Les tissus

par Magali Sizorn

Suspendus en un point d’accroche, deux lés de tissus noués dessinent une verticale. En jersey, l’étoffe est oscillante, résistante et élastique. Agrès aérien, il est celui des explorations de l’axe sol/air. Agrès d’élévation, il est aussi celui de la chute.

Changement de matière

Rappelant les ballets aériens chinois, très proches des numéros de corde et de sangles aériennes dans les techniques et usages du corps mobilisés, des numéros de corde et de sangles aériennes, les tissus, apparus dans les années 1990, sont une invention récente dans l’histoire du cirque. Rompant avec les références aux méthodes de gymnastique et de culture physique du XIXe siècle qui ont longtemps marqué les corporéités des acrobates de cirque, les tissus procèdent, par un changement de matière, à un changement d’imaginaire.

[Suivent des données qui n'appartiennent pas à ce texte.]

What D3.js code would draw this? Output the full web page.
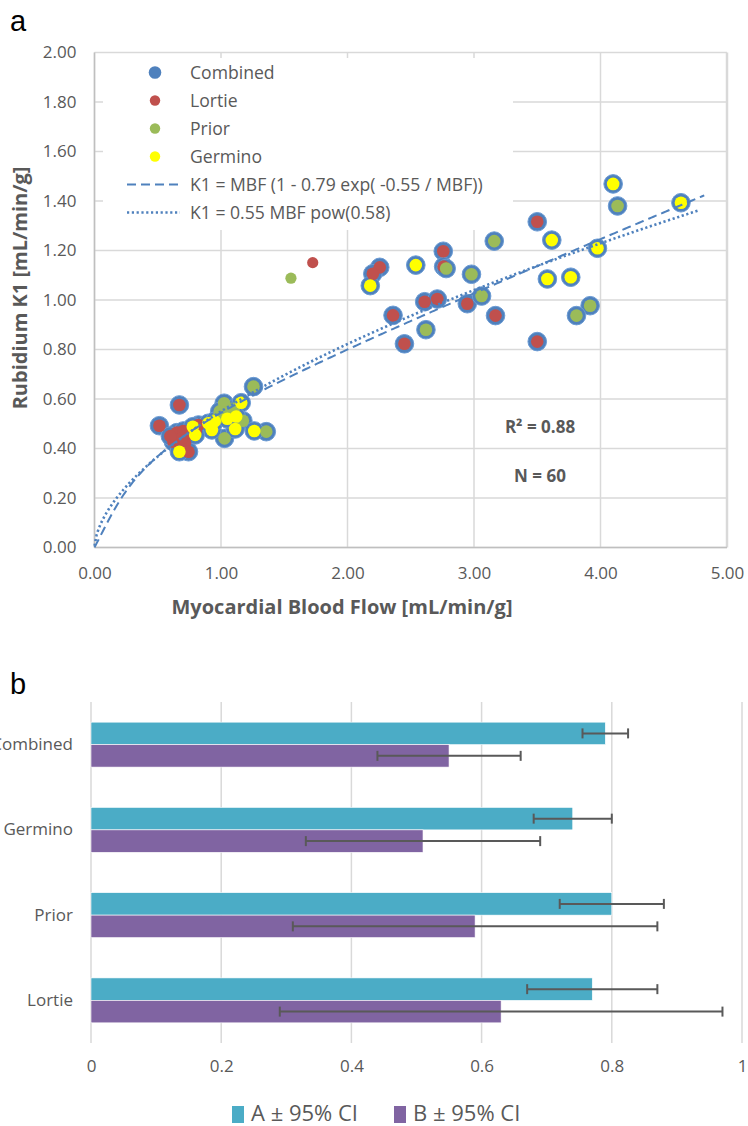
<!DOCTYPE html>
<html>
<head>
<meta charset="utf-8">
<script src="https://cdn.jsdelivr.net/npm/d3@7.9.0/dist/d3.min.js"></script>
<style>
  body { margin: 0; background: #fff; }
  svg { display: block; font-family: "Open Sans", sans-serif; }
</style>
</head>
<body>
<svg id="chart" width="748" height="1126"></svg>
<script>
// ---------- panel a : [MBF, K1] ----------
const lortie = [
  [3.50, 1.316], [2.757, 1.197], [2.76, 1.135], [2.255, 1.132], [2.20, 1.106],
  [2.947, 0.985], [2.61, 0.993], [2.71, 1.004], [2.36, 0.938], [3.17, 0.937],
  [2.45, 0.823], [3.50, 0.832],
  [0.671, 0.576], [0.513, 0.492], [0.651, 0.464], [0.703, 0.471], [0.822, 0.495],
  [0.624, 0.427], [0.715, 0.421], [0.743, 0.387], [0.76, 0.46], [0.69, 0.44],
  [0.60, 0.45], [0.80, 0.47]
];
const prior = [
  [3.16, 1.238], [2.78, 1.127], [2.98, 1.104], [3.06, 1.016], [2.62, 0.880],
  [4.135, 1.38], [3.918, 0.977], [3.81, 0.937],
  [1.257, 0.650], [1.025, 0.583], [1.073, 0.553], [0.972, 0.522], [1.173, 0.512],
  [1.358, 0.468], [1.028, 0.441], [1.10, 0.56], [0.99, 0.55]
];
const germino = [
  [3.615, 1.242], [2.54, 1.141], [2.18, 1.058], [3.58, 1.085], [4.10, 1.469],
  [4.636, 1.393], [3.976, 1.209], [3.765, 1.092],
  [1.16, 0.585], [1.12, 0.529], [0.90, 0.502], [0.928, 0.475], [1.112, 0.479],
  [1.263, 0.471], [0.777, 0.488], [0.796, 0.455], [0.671, 0.387], [0.95, 0.51],
  [1.05, 0.52]
];
// points shown but left out of the combined fit
const lortieExcluded = [[1.725, 1.151]];
const priorExcluded = [[1.553, 1.088]];

const scatterXTicks = [0, 1, 2, 3, 4, 5];
const scatterYTicks = [0, 0.2, 0.4, 0.6, 0.8, 1.0, 1.2, 1.4, 1.6, 1.8, 2.0];
const fitExpLabel = "K1 = MBF (1 - 0.79 exp( -0.55 / MBF))";
const fitPowLabel = "K1 = 0.55 MBF pow(0.58)";
const r2Label = "R\u00B2 = 0.88";
const nLabel = "N = 60";

// ---------- panel b ----------
const studies = ["Combined", "Germino", "Prior", "Lortie"];
const paramA = [0.79, 0.74, 0.80, 0.77];
const paramACI = [0.035, 0.06, 0.08, 0.10];
const paramB = [0.55, 0.51, 0.59, 0.63];
const paramBCI = [0.11, 0.18, 0.28, 0.34];
const barTicks = [0, 0.2, 0.4, 0.6, 0.8, 1];
const barSeries = ["A \u00B1 95% CI", "B \u00B1 95% CI"];

const C = {
  blue: "#4F81BD", red: "#C0504D", green: "#9BBB59", yellow: "#FFFF00",
  grid: "#d9d9d9", text: "#595959", teal: "#4BACC6", purple: "#8064A2"
};

const svg = d3.select("#chart");

// ================= panel a =================
const x = d3.scaleLinear().domain([0, 5]).range([94.5, 727]);
const y = d3.scaleLinear().domain([0, 2]).range([547.5, 52.5]);

svg.append("text").attr("x", 10).attr("y", 31)
  .attr("font-family", "Liberation Sans, Arial, sans-serif")
  .attr("font-size", 29).attr("fill", "#000").text("a");

const gA = svg.append("g");

// grid
gA.append("g").selectAll("line").data(scatterYTicks).join("line")
  .attr("x1", x(0)).attr("x2", x(5))
  .attr("y1", d => y(d)).attr("y2", d => y(d))
  .attr("stroke", C.grid).attr("stroke-width", 1.5);
gA.append("g").selectAll("line").data(scatterXTicks).join("line")
  .attr("x1", d => x(d)).attr("x2", d => x(d))
  .attr("y1", y(0)).attr("y2", y(2))
  .attr("stroke", C.grid).attr("stroke-width", d => d === 5 ? 2.5 : 1.5);
// axis lines
gA.append("line").attr("x1", x(0)).attr("x2", x(5)).attr("y1", y(0)).attr("y2", y(0))
  .attr("stroke", "#bfbfbf").attr("stroke-width", 1.5);
gA.append("line").attr("x1", x(0)).attr("x2", x(0)).attr("y1", y(0)).attr("y2", y(2))
  .attr("stroke", "#bfbfbf").attr("stroke-width", 1.5);

// axes labels
const xAxis = gA.append("g").attr("transform", `translate(0,${y(0)})`)
  .call(d3.axisBottom(x).tickValues(scatterXTicks).tickFormat(d3.format(".2f")).tickSize(0).tickPadding(19));
const yAxis = gA.append("g").attr("transform", `translate(${x(0)},0)`)
  .call(d3.axisLeft(y).tickValues(scatterYTicks).tickFormat(d3.format(".2f")).tickSize(0).tickPadding(18));
[xAxis, yAxis].forEach(a => {
  a.select(".domain").remove();
  a.selectAll("text").attr("font-size", 17).attr("fill", C.text)
    .attr("font-family", "Open Sans, sans-serif");
});

gA.append("text").attr("x", 342).attr("y", 614).attr("text-anchor", "middle")
  .attr("font-size", 20).attr("font-weight", "bold").attr("fill", C.text)
  .text("Myocardial Blood Flow [mL/min/g]");
gA.append("text").attr("transform", "translate(27,288) rotate(-90)").attr("text-anchor", "middle")
  .attr("font-size", 20).attr("font-weight", "bold").attr("fill", C.text)
  .text("Rubidium K1 [mL/min/g]");

// legend box (covers grid)
gA.append("rect").attr("x", 103).attr("y", 58).attr("width", 410).attr("height", 172).attr("fill", "#fff");

// fit curves
const fitExp = m => m * (1 - 0.79 * Math.exp(-0.55 / m));
const fitPow = m => 0.55 * Math.pow(m, 0.58);
const curve = (f, xmax) => d3.range(0, 301).map(i => {
  const m = 0.0005 + (xmax - 0.0005) * i / 300;
  return [m, f(m)];
});
const line = d3.line().x(d => x(d[0])).y(d => y(d[1]));

// markers (Excel order: Combined, Lortie, Prior, Germino)
const combined = lortie.concat(prior, germino);
gA.append("g").selectAll("circle").data(combined).join("circle")
  .attr("cx", d => x(d[0])).attr("cy", d => y(d[1])).attr("r", 9.3)
  .attr("fill", C.blue).attr("stroke", "#6b9bd4").attr("stroke-width", 1);

[[lortie, C.red, 6.3], [lortieExcluded, C.red, 5.6],
 [prior, C.green, 6.3], [priorExcluded, C.green, 5.6],
 [germino, C.yellow, 6.3]].forEach(([pts, col, r]) => {
  gA.append("g").selectAll("circle").data(pts).join("circle")
    .attr("cx", d => x(d[0])).attr("cy", d => y(d[1])).attr("r", r).attr("fill", col);
});

gA.append("path").attr("d", line(curve(fitExp, 4.82))).attr("fill", "none")
  .attr("stroke", C.blue).attr("stroke-width", 2).attr("stroke-dasharray", "9,5");
gA.append("path").attr("d", line(curve(fitPow, 4.77))).attr("fill", "none")
  .attr("stroke", C.blue).attr("stroke-width", 2.6).attr("stroke-dasharray", "2.2,2.6");

// legend content
const legendRows = [
  { label: "Combined", type: "dot", color: C.blue, r: 6.3 },
  { label: "Lortie", type: "dot", color: C.red, r: 5.2 },
  { label: "Prior", type: "dot", color: C.green, r: 5.2 },
  { label: "Germino", type: "dot", color: C.yellow, r: 5.2 },
  { label: fitExpLabel, type: "line", dash: "9,5", w: 2 },
  { label: fitPowLabel, type: "line", dash: "2.2,2.6", w: 2.6 }
];
const leg = gA.append("g");
legendRows.forEach((row, i) => {
  const cy = 72.5 + i * 28;
  if (row.type === "dot") {
    leg.append("circle").attr("cx", 155).attr("cy", cy).attr("r", row.r).attr("fill", row.color);
  } else {
    leg.append("line").attr("x1", 127).attr("x2", 180).attr("y1", cy).attr("y2", cy)
      .attr("stroke", C.blue).attr("stroke-width", row.w).attr("stroke-dasharray", row.dash);
  }
  leg.append("text").attr("x", 190).attr("y", cy + 6).attr("font-size", 17.6).attr("fill", C.text)
    .text(row.label);
});

gA.append("text").attr("x", 540).attr("y", 433).attr("text-anchor", "middle")
  .attr("font-size", 17).attr("font-weight", "bold").attr("fill", C.text).text(r2Label);
gA.append("text").attr("x", 540).attr("y", 482).attr("text-anchor", "middle")
  .attr("font-size", 17).attr("font-weight", "bold").attr("fill", C.text).text(nLabel);

// ================= panel b =================
svg.append("text").attr("x", 10).attr("y", 694)
  .attr("font-family", "Liberation Sans, Arial, sans-serif")
  .attr("font-size", 29).attr("fill", "#000").text("b");

const bx = d3.scaleLinear().domain([0, 1]).range([91, 742]);
const by = d3.scaleBand().domain(studies).range([702, 1043]).paddingInner(0.473).paddingOuter(0.2365);
const sub = d3.scaleBand().domain([0, 1]).range([0, by.bandwidth()]);

const gB = svg.append("g");
gB.append("g").selectAll("line").data(barTicks).join("line")
  .attr("x1", d => bx(d)).attr("x2", d => bx(d)).attr("y1", 702).attr("y2", 1043)
  .attr("stroke", C.grid).attr("stroke-width", 1.5);

const bxAxis = gB.append("g").attr("transform", "translate(0,1043)")
  .call(d3.axisBottom(bx).tickValues(barTicks).tickFormat(d3.format("")).tickSize(0).tickPadding(17));
const byAxis = gB.append("g").attr("transform", "translate(91,0)")
  .call(d3.axisLeft(by).tickSize(0).tickPadding(18));
[bxAxis, byAxis].forEach(a => {
  a.select(".domain").remove();
  a.selectAll("text").attr("font-size", 17).attr("fill", C.text)
    .attr("font-family", "Open Sans, sans-serif");
});

const series = [
  { vals: paramA, ci: paramACI, color: C.teal },
  { vals: paramB, ci: paramBCI, color: C.purple }
];
series.forEach((s, si) => {
  const g = gB.append("g");
  g.selectAll("rect").data(studies).join("rect")
    .attr("x", bx(0)).attr("y", d => by(d) + sub(si))
    .attr("width", (d, i) => bx(s.vals[i]) - bx(0)).attr("height", sub.bandwidth())
    .attr("fill", s.color).attr("stroke", "#fff").attr("stroke-width", 0.6);
});
series.forEach((s, si) => {
  studies.forEach((d, i) => {
    const cy = by(d) + sub(si) + sub.bandwidth() / 2;
    const lo = bx(s.vals[i] - s.ci[i]), hi = bx(s.vals[i] + s.ci[i]);
    const e = gB.append("g").attr("stroke", C.text).attr("stroke-width", 2);
    e.append("line").attr("x1", lo).attr("x2", hi).attr("y1", cy).attr("y2", cy);
    e.append("line").attr("x1", lo).attr("x2", lo).attr("y1", cy - 5).attr("y2", cy + 5);
    e.append("line").attr("x1", hi).attr("x2", hi).attr("y1", cy - 5).attr("y2", cy + 5);
  });
});

const bLeg = [{ x: 232, color: C.teal }, { x: 394, color: C.purple }];
bLeg.forEach((l, i) => {
  gB.append("rect").attr("x", l.x).attr("y", 1106).attr("width", 12).attr("height", 17).attr("fill", l.color);
  gB.append("text").attr("x", l.x + 19).attr("y", 1121).attr("font-size", 22).attr("fill", C.text)
    .text(barSeries[i]);
});
</script>
</body>
</html>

La corde devient ruban, et ce n’est plus tant la force physique que l’on admire que les évolutions fluides et puissantes de corps contorsionnés ou lovés dans les pans de l’agrès.
Gérard Fasoli, ancien trampoliniste de haut niveau, acrobate et formateur, aujourd’hui directeur général du CNAC, est le concepteur des tissus aériens, un temps appelés « cordes Fasoli ». Son élève, Isabelle Vaudelle, en présente le premier numéro, récompensé en 1995 par une médaille d’argent au Festival mondial du cirque de demain. Ce numéro de « contorsion air et soie », fut ensuite l’un des numéros vedettes du spectacle Quidam du Cirque du Soleil (1996) Aujourd’hui, les exercices aux tissus constituent des classiques dans les spectacles de cirque et de cabaret, au-delà de la diversité des projets et des esthétiques développées.

 

 

Grimper, envelopper, chuter

« L’homme en tant qu’homme ne peut vivre horizontalement. Son repos, son sommeil est le plus souvent une chute », écrivait Gaston Bachelard en 1943. Les acrobates aux tissus s’agrippent, s’élèvent à la force des bras, réalisent des figures à plusieurs mètres du sol et laissent deviner les formes de leurs visages et de leurs corps derrière le tissu étiré d’un agrès devenu cocon. Les enroulés, montées, suspensions en drapeaux ou croix de fer sont autant d’instants qui précèdent les véritables expériences aériennes aux tissus : celles des chutes, de la confrontation au vertige et au vide.
Les premiers numéros, souvent féminins, reposaient principalement sur une combinaison d’un travail de force et de souplesse. Le travail aux tissus a récemment évolué vers un traitement plus acrobatique. Romain Guiniot dans Âm (2010), spectacle de fin d’études de la 22e promotion du CNAC, mis en piste par Stéphane Ricordel, joue ainsi avec l’élasticité de la matière, réalisant des vrilles, tissus rassemblés, et passant d’un pan à un autre en lâchant l’agrès.

 

 

Onirisme et explorations graphiques

Les numéros de tissus se prêtent particulièrement bien à une théâtralisation, dépassant le cadre de la démonstration physique et technique (Boudreault, 2002). Si plusieurs registres sont investis, c’est souvent un onirisme certain qui se dégage des oscillations des rubans.
L’objet offre aussi des possibilités d’exploitations graphiques, telles celles développées par Armance Brown et Bruno Krief (de la Compagnie Arts des Airs), dans le cadre d’une collaboration avec le plasticien Daniel Buren pour un duo créé dans une conception contemporaine pour la Compagnie Foraine d’Adrienne Larue et Dan Demuynck. Les bandes blanches et noires d’un cylindre enveloppant les acrobates d’Et qui libre y rappellent la verticalité du tissu blanc. Les variations proposées dans les usages des tissus passent ainsi également par des recherches en duo, notamment avec des portés (Cécile Mont-Reynaud et Sébastien Bruas de la compagnie Lunatic, développent ce travail dans Petites histoires en l’air (1999). D’autres configurations et jeux avec l’agrès sont enfin proposés : les tissus volants de la Compagnie Les Escargots ailés s’apparentent à la corde volante ; les chaînes verticales remplacent la douceur textile. Gérard Fasoli, l’inventeur des tissus, s’accroche, s’emmêle, se suspend ainsi à des fils métalliques dans Espèces, pièce de cirque (Culture Commune, Furies 2002-Paris Villette 2004), écrit et mis en scène par Christophe Huysman.